Task requirements » Starting at the first line of the listing below, repeat each line up to and including the one containing "(0,0) rectangle (1360,899);". Leave out pictures.

_____

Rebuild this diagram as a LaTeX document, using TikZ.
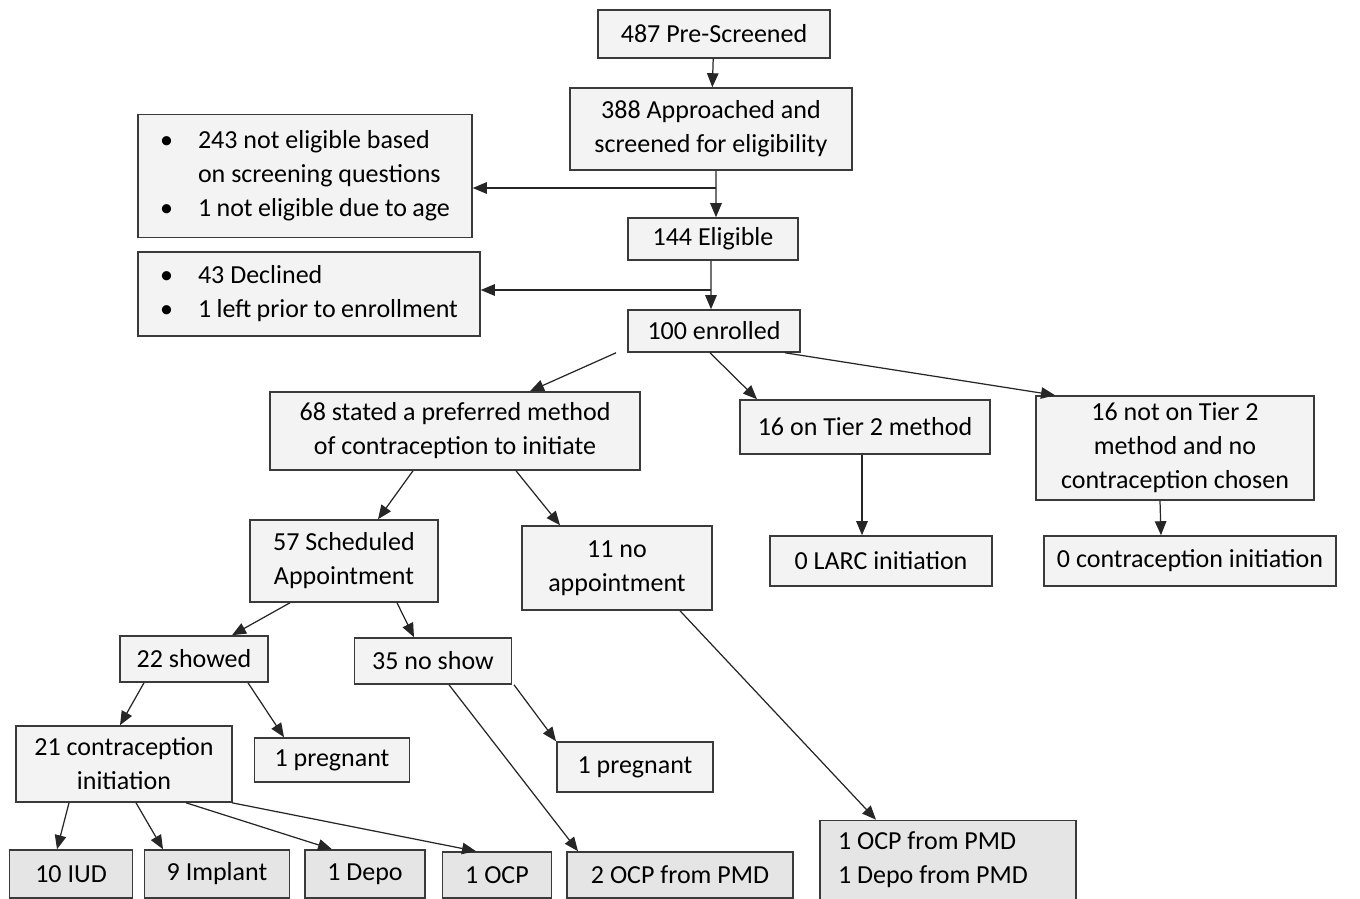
\documentclass[tikz,border=0pt]{standalone}
\usepackage{fontspec}
\setmainfont{Carlito}
\usetikzlibrary{arrows.meta,positioning}
\definecolor{boxfill}{HTML}{F3F3F3}
\definecolor{leaffill}{HTML}{E5E5E5}
\definecolor{boxline}{HTML}{3A3A3A}
\newcommand{\bul}{\makebox[0.76cm][l]{\textbullet}}
\newcommand{\fixsp}{\spaceskip=0pt\relax}

\begin{document}
\begin{tikzpicture}[x=0.02cm, y=-0.02cm,
  box/.style={draw=boxline, line width=0.9pt, fill=boxfill, align=center, inner sep=2pt,
    font=\fontsize{14.8}{19.4}\selectfont},
  leaf/.style={box, fill=leaffill},
  listbox/.style={box, align=left, inner xsep=0.44cm},
  arr/.style={-{Triangle[length=2.8mm,width=2.3mm]}, line width=0.7pt, draw=black!85}
]
\useasboundingbox (0,0) rectangle (1360,899);

% screening
\node[box, minimum width=4.64cm, minimum height=0.96cm] (pre) at (714,34) {487 Pre-Screened};
\node[box, minimum width=5.64cm, minimum height=1.64cm] (appr) at (711,129) {388 Approached and\\screened for eligibility};
\node[listbox, text width=5.8cm, minimum height=2.46cm] (notelig) at (305,176)
  {\fixsp\bul 243 not eligible based\\\hspace*{0.76cm}on screening questions\\\bul 1 not eligible due to age};
\node[box, minimum width=3.4cm, minimum height=0.84cm] (elig) at (713,239) {144 Eligible};
\node[listbox, text width=5.96cm, minimum height=1.68cm] (declined) at (309,294)
  {\fixsp\bul 43 Declined\\\bul 1 left prior to enrollment};
\node[box, minimum width=3.44cm, minimum height=0.84cm] (enrolled) at (714,331) {100 enrolled};

% enrolled groups
\node[box, minimum width=7.4cm, minimum height=1.56cm] (pref) at (455,431) {68 stated a preferred method\\of contraception to initiate};
\node[box, minimum width=5.0cm, minimum height=1.08cm] (tier) at (865,427) {16 on Tier 2 method};
\node[box, minimum width=5.56cm, minimum height=2.08cm] (notier) at (1175,448) {16 not on Tier 2\\method and no\\contraception chosen};
\node[box, minimum width=3.76cm, minimum height=1.64cm] (sched) at (344,561) {57 Scheduled\\Appointment};
\node[box, minimum width=3.8cm, minimum height=1.68cm] (noappt) at (617,568) {11 no\\appointment};
\node[box, minimum width=4.44cm, minimum height=1.0cm] (larc) at (881,561) {0 LARC initiation};
\node[box, minimum width=5.84cm, minimum height=1.0cm] (nocontra) at (1190,561) {0 contraception initiation};

% appointments
\node[box, minimum width=2.96cm, minimum height=0.92cm] (showed) at (194,659) {22 showed};
\node[box, minimum width=3.14cm, minimum height=0.92cm] (noshow) at (433,661) {35 no show};
\node[box, minimum width=4.32cm, minimum height=1.52cm] (initiate) at (124,764) {21 contraception\\initiation};
\node[box, minimum width=3.1cm, minimum height=0.88cm] (pregA) at (332,760) {1 pregnant};
\node[box, minimum width=3.12cm, minimum height=1.0cm] (pregB) at (635,767) {1 pregnant};

% methods
\node[leaf, minimum width=2.46cm, minimum height=0.96cm] (iud) at (71,874) {10 IUD};
\node[leaf, minimum width=2.9cm, minimum height=0.96cm] (implant) at (217,874) {9 Implant};
\node[leaf, minimum width=2.4cm, minimum height=0.96cm] (depo) at (365,874) {1 Depo};
\node[leaf, minimum width=2.18cm, minimum height=0.92cm] (ocp) at (497,875) {1 OCP};
\node[leaf, minimum width=4.52cm, minimum height=0.92cm] (ocppmd) at (680,875) {2 OCP from PMD};
\node[leaf, align=left, text width=4.4cm, inner xsep=0.36cm, minimum height=1.58cm] (pmd) at (948,860)
  {\fixsp 1 OCP from PMD\\1 Depo from PMD};

\coordinate (split1) at (716,188);
\coordinate (split2) at (711,290);

\draw[arr] (pre) -- (appr);
\draw[arr] ([xshift=0.1cm]appr.south) -- ([xshift=0.06cm]elig.north);
\draw[arr] (split1) -- (split1 -| notelig.east);
\draw[arr] ([xshift=-0.04cm]elig.south) -- ([xshift=-0.06cm]enrolled.north);
\draw[arr] (split2) -- (split2 -| declined.east);

\draw[arr] ([xshift=-1.96cm]enrolled.south) -- ([xshift=1.5cm]pref.north);
\draw[arr] ([xshift=-0.08cm]enrolled.south) -- ([xshift=-2.16cm]tier.north);
\draw[arr] ([xshift=1.42cm]enrolled.south) -- ([xshift=-2.4cm]notier.north);
\draw[arr] ([xshift=-0.84cm]pref.south) -- ([xshift=0.68cm]sched.north);
\draw[arr] ([xshift=1.22cm]pref.south) -- ([xshift=-1.14cm]noappt.north);
\draw[arr] ([xshift=-0.06cm]tier.south) -- ([xshift=-0.06cm]tier.south |- larc.north);
\draw[arr] ([xshift=-0.3cm]notier.south) -- ([xshift=-0.58cm]nocontra.north);

\draw[arr] ([xshift=-1.08cm]sched.south) -- ([xshift=0.76cm]showed.north);
\draw[arr] ([xshift=1.06cm]sched.south) -- ([xshift=-0.38cm]noshow.north);
\draw[arr] ([xshift=1.26cm]noappt.south) -- ([xshift=-1.44cm]pmd.north);
\draw[arr] ([xshift=-1.0cm]showed.south) -- ([xshift=-0.08cm]initiate.north);
\draw[arr] ([xshift=1.08cm]showed.south) -- ([xshift=-0.96cm]pregA.north);
\draw[arr] ([xshift=0.32cm]noshow.south) -- ([xshift=-2.04cm]ocppmd.north);
\draw[arr] ([xshift=1.62cm]noshow.south) -- ([xshift=-1.58cm]pregB.north);

\draw[arr] ([xshift=-1.1cm]initiate.south) -- ([xshift=-0.28cm]iud.north);
\draw[arr] ([xshift=0.24cm]initiate.south) -- ([xshift=-1.08cm]implant.north);
\draw[arr] ([xshift=1.24cm]initiate.south) -- ([xshift=-0.66cm]depo.north);
\draw[arr] ([xshift=2.16cm]initiate.south) -- ([xshift=-0.42cm]ocp.north);
\end{tikzpicture}
\end{document}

_____

Worked solution »
Rebuild this diagram as a LaTeX document, using TikZ.
\documentclass[tikz,border=0pt]{standalone}
\usepackage{fontspec}
\setmainfont{Carlito}
\usetikzlibrary{arrows.meta,positioning}
\definecolor{boxfill}{HTML}{F3F3F3}
\definecolor{leaffill}{HTML}{E5E5E5}
\definecolor{boxline}{HTML}{3A3A3A}
\newcommand{\bul}{\makebox[0.76cm][l]{\textbullet}}
\newcommand{\fixsp}{\spaceskip=0pt\relax}

\begin{document}
\begin{tikzpicture}[x=0.02cm, y=-0.02cm,
  box/.style={draw=boxline, line width=0.9pt, fill=boxfill, align=center, inner sep=2pt,
    font=\fontsize{14.8}{19.4}\selectfont},
  leaf/.style={box, fill=leaffill},
  listbox/.style={box, align=left, inner xsep=0.44cm},
  arr/.style={-{Triangle[length=2.8mm,width=2.3mm]}, line width=0.7pt, draw=black!85}
]
\useasboundingbox (0,0) rectangle (1360,899);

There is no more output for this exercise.